+++ INFORMATION SUPPLIED +++
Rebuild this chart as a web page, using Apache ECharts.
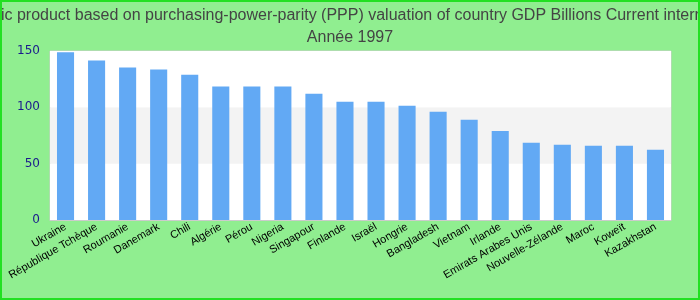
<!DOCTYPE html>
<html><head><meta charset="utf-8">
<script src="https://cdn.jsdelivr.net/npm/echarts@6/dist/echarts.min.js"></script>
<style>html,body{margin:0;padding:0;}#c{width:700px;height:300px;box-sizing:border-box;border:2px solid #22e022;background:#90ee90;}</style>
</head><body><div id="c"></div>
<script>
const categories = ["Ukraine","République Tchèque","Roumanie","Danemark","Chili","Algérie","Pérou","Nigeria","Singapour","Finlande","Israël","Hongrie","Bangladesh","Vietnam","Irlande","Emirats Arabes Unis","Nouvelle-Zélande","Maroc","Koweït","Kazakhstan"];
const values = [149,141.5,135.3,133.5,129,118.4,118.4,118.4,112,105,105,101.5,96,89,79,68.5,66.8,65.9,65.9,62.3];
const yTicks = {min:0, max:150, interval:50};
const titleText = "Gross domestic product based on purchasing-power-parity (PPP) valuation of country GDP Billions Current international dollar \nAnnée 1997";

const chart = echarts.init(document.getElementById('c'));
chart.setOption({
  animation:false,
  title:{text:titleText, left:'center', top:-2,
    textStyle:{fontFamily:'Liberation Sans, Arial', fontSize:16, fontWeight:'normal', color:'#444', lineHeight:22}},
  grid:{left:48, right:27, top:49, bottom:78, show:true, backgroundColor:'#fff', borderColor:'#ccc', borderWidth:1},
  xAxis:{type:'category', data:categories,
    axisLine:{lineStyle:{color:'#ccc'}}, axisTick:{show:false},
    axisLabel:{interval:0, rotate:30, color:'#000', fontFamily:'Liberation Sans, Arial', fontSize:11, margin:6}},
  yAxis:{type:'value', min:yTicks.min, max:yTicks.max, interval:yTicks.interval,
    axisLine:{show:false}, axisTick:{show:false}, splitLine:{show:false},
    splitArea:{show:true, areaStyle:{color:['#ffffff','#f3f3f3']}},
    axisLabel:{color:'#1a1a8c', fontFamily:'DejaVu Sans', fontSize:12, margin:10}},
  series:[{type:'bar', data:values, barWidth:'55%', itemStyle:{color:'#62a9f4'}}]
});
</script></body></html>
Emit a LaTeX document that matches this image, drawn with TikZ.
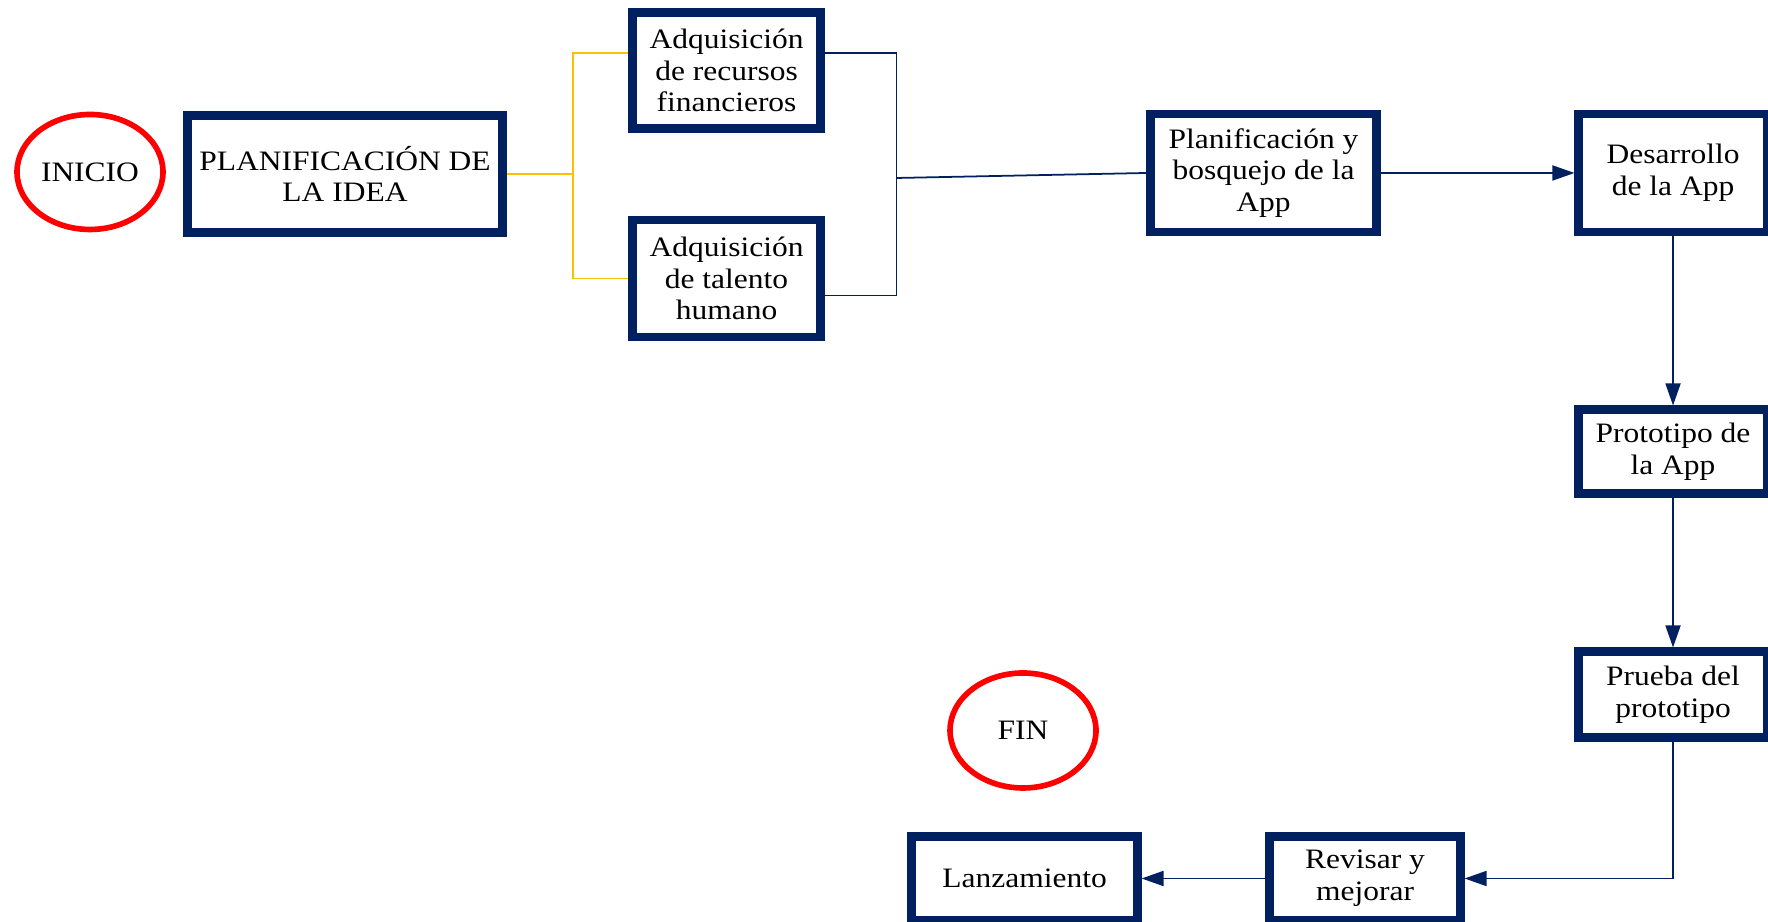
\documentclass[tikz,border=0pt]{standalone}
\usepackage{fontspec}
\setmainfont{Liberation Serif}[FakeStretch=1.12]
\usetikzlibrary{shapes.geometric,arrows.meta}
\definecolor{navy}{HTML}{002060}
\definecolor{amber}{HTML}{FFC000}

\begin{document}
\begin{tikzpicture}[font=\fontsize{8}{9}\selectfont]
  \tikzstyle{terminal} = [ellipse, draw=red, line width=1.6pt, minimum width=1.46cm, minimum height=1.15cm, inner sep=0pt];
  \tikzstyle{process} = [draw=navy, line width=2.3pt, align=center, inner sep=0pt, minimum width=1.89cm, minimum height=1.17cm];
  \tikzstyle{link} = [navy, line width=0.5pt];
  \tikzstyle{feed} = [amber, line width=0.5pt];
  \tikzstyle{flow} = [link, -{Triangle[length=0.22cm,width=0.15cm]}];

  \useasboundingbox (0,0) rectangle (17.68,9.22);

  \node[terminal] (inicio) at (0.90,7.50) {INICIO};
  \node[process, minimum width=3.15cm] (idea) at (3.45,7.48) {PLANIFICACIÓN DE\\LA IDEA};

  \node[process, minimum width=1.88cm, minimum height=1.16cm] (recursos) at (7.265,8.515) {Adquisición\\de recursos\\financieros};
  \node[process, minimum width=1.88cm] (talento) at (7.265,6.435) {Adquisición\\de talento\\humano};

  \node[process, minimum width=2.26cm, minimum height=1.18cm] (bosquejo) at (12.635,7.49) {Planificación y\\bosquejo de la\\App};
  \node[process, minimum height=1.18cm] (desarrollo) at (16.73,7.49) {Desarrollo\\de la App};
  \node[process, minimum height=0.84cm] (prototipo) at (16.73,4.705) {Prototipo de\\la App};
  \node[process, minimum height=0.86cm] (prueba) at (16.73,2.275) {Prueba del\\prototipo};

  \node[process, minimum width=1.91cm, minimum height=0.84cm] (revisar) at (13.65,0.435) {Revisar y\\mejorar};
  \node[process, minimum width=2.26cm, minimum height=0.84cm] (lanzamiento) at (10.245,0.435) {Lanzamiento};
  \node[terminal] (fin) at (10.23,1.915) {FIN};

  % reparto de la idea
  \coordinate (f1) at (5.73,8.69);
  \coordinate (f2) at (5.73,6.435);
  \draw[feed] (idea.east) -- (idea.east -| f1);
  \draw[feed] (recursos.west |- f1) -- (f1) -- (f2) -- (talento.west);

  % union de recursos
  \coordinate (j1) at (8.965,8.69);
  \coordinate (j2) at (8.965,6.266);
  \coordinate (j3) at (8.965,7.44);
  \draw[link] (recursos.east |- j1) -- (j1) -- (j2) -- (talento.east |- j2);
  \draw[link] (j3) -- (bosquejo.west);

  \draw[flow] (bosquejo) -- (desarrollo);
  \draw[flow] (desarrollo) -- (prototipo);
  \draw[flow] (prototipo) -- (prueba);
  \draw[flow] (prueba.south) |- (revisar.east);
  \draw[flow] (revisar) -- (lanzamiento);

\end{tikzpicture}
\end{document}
+++
REQUIREMENTS: Repeat, exactly and in full, each line from the start of the data to the line that contains "domestic product based". Pictures do not go in.

TASK OUTPUT:
Rebuild this chart as a web page, using Apache ECharts.
<!DOCTYPE html>
<html><head><meta charset="utf-8">
<script src="https://cdn.jsdelivr.net/npm/echarts@6/dist/echarts.min.js"></script>
<style>html,body{margin:0;padding:0;}#c{width:700px;height:300px;box-sizing:border-box;border:2px solid #22e022;background:#90ee90;}</style>
</head><body><div id="c"></div>
<script>
const categories = ["Ukraine","République Tchèque","Roumanie","Danemark","Chili","Algérie","Pérou","Nigeria","Singapour","Finlande","Israël","Hongrie","Bangladesh","Vietnam","Irlande","Emirats Arabes Unis","Nouvelle-Zélande","Maroc","Koweït","Kazakhstan"];
const values = [149,141.5,135.3,133.5,129,118.4,118.4,118.4,112,105,105,101.5,96,89,79,68.5,66.8,65.9,65.9,62.3];
const yTicks = {min:0, max:150, interval:50};
const titleText = "Gross domestic product based on purchasing-power-parity (PPP) valuation of country GDP Billions Current international dollar \nAnnée 1997";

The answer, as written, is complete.